Why it saves months: Vent routing isn’t a detail. It’s often the layout’s dictator—and a major driver of cost and schedule.
5) “What is the grease situation—capacity, location, access—and who owns responsibility?”
Ask:
Trap vs interceptor? Where is it located and what capacity is it?
Is tie-in feasible without slab work?
Who is responsible for maintenance/pumping and compliance?
Why it saves months: Grease is where “simple build-out” turns into concrete cutting and coordination delays if it’s discovered late.
6) “What’s the utility reality—actual capacity, upgrade lead times, and who pays?”
Ask for specifics:
Electrical service and actual available panel capacity
Gas availability/pressure (if relevant)
Water line size/pressure and shutoffs
Then ask:
If upgrades are needed, what is the process and lead time?
Who pays, who manages, and whose schedule governs?
Why it saves months: Utility upgrades don’t slip by days. They slip by weeks. And they can become the entire schedule.
7) “Restrooms: what is compliant today, what is grandfathered, and what gets triggered by our concept?”
Ask:
Existing count and configuration
Current accessibility compliance status
Whether your seating/occupancy changes fixture requirements
Why it saves months: Restrooms are one of the most common scope surprises—especially when an operator assumes “we’ll just refresh.”
8) “HVAC: who controls it, who pays to modify it, and does it match our heat load?”
Ask:
Dedicated vs shared system, and control rights
Ability to modify ductwork or add equipment
If vented cooking is involved: what is the makeup air strategy?
Why it saves months: Comfort and odor control are operational essentials. HVAC changes are rarely quick, and they’re often approval-heavy.
9) “What is the landlord delivering—and what are they explicitly not delivering?”
Ask:
As-is vs warm shell vs vanilla shell (get it in writing)
Who handles demolition?
What base building work is excluded?
Any required contractor lists, bid requirements, or standards?
Why it saves months: This is where scope gaps hide. Scope gaps become schedule gaps.
10) “What’s the approval stack—and what approvals can’t start until after lease execution?”
Ask:
Signage and exterior modifications
Patio approvals (if applicable)
Rooftop equipment approvals
Penetrations, grease, venting, utility upgrades requiring sign-off
Any HOA/design review processes
Why it saves months: Approvals are often sequential. If one can’t start until the lease is signed, you need that in your critical path.

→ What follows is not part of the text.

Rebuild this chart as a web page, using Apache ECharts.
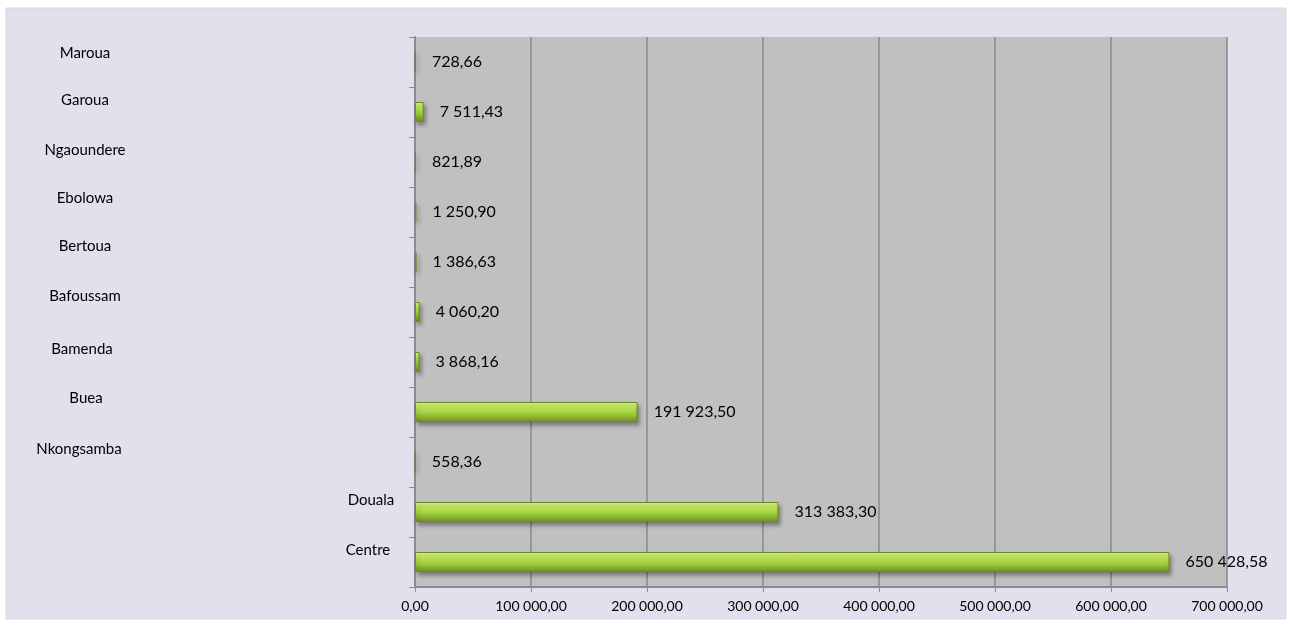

11) “TI allowance: is it support—or a control mechanism?”
Ask:
Is it cash, reimbursement, or a rent credit?
What documentation triggers payment, and when?

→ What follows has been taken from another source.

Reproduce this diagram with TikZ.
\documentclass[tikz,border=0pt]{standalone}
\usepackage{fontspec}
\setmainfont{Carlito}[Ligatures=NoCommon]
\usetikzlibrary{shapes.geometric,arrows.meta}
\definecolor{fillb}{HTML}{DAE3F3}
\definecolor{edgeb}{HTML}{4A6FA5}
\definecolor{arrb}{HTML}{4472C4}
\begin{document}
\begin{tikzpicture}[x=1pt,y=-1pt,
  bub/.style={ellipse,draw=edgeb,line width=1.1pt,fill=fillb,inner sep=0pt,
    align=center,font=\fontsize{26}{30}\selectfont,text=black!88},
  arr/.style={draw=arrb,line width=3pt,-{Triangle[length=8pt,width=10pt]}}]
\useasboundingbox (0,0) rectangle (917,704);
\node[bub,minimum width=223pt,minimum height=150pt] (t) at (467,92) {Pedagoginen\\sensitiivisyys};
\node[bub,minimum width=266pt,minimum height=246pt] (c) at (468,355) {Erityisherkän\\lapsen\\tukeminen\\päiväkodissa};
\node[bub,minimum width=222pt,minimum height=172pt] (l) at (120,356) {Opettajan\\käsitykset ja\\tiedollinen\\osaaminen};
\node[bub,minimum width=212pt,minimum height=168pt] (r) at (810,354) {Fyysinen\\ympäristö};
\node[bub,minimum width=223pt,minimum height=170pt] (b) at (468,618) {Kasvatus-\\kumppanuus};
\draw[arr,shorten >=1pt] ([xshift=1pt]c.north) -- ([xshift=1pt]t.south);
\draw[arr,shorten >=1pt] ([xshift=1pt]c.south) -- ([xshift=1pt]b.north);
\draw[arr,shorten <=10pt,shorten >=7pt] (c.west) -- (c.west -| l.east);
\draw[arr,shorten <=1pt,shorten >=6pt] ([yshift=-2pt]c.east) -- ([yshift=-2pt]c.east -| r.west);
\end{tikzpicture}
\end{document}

Does it cover soft costs (design/engineering)?
Contractor restrictions, bid requirements, scope approvals?
Deadlines or “use it or lose it” terms?
Why it saves months: Some TI structures genuinely help. Others slow the project down or remove your flexibility when you need it most.
12) “If we had to open in 120 days, what would stop us?”

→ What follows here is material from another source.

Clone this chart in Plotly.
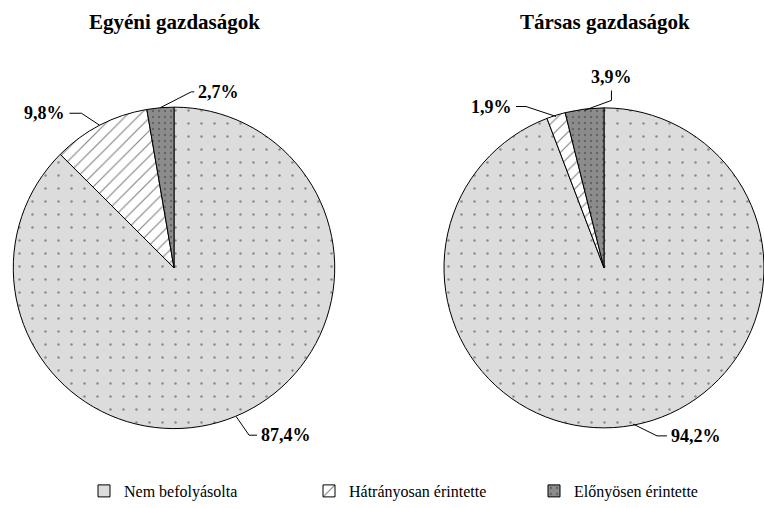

Ask your team (operator + GC + designer) to answer honestly.
It’s usually one of these:
vent path approvals
utility upgrade lead times
restroom/ADA scope
long-lead equipment
landlord approval milestones
Why it saves months: This forces the critical path to surface early—while you still have leverage to negotiate, adjust scope, or pick a different space.Quick questions we hear often
What is a tenant improvement (TI)?
A tenant improvement (TI) is the design and construction work required to adapt a leased commercial space to your business—anything from a light refresh to a full build-out.
Does a smaller footprint reduce TI costs?
Sometimes it reduces certain costs, like finish quantities or overall build scope. But it can also increase complexity per square foot—especially if constraints (systems, code, approvals) are the real drivers.
What’s the biggest mistake when downsizing a commercial space?
Trying to “shrink the old plan” instead of redesigning the operational choreography. In smaller footprints, flow issues become expensive quickly.
What should be decided early on a TI?
Anything that will be costly to change later: the layout, major equipment placement, back-of-house needs, and the constraints that affect permitting, approvals, and systems coordination.
The operator takeaway: protect optionality early
The biggest lease mistake isn’t missing a question. It’s signing before you understand which parts of the project are:
Fixed: the building constraints and systems reality
Negotiable: TI terms, delivery condition, approvals, timelines
Designable: layout and guest experience
Optionality is what keeps a build-out moving when reality shows up. A lease signed too early doesn’t just affect money—it affects your ability to adapt without losing months.
A quick pre-lease feasibility pass can be the difference between “we opened on time” and “we’re still waiting on the one thing we didn’t know to ask about.”
If you’re evaluating a space and want to approach it with fewer assumptions and more control, our restaurant, café, and bar design work is built around exactly this: feasibility first, then experience.
Quick questions we hear often
How long does a restaurant build-out take in Portland?
It depends on scope, approvals, and building constraints. In many projects, the critical path is driven less by square footage and more by venting, utilities, restroom/accessibility scope, and landlord/city approval timelines.
What does “it used to be a restaurant” actually tell you?
It tells you the space has some relevant history—but not whether it matches your concept. Different equipment, occupancy, and service models can trigger very different requirements.
What’s the biggest mistake when signing a restaurant lease?
Assuming feasibility instead of confirming it—especially around venting, utility capacity, restrooms/ADA scope, and approvals that can’t start until after lease execution.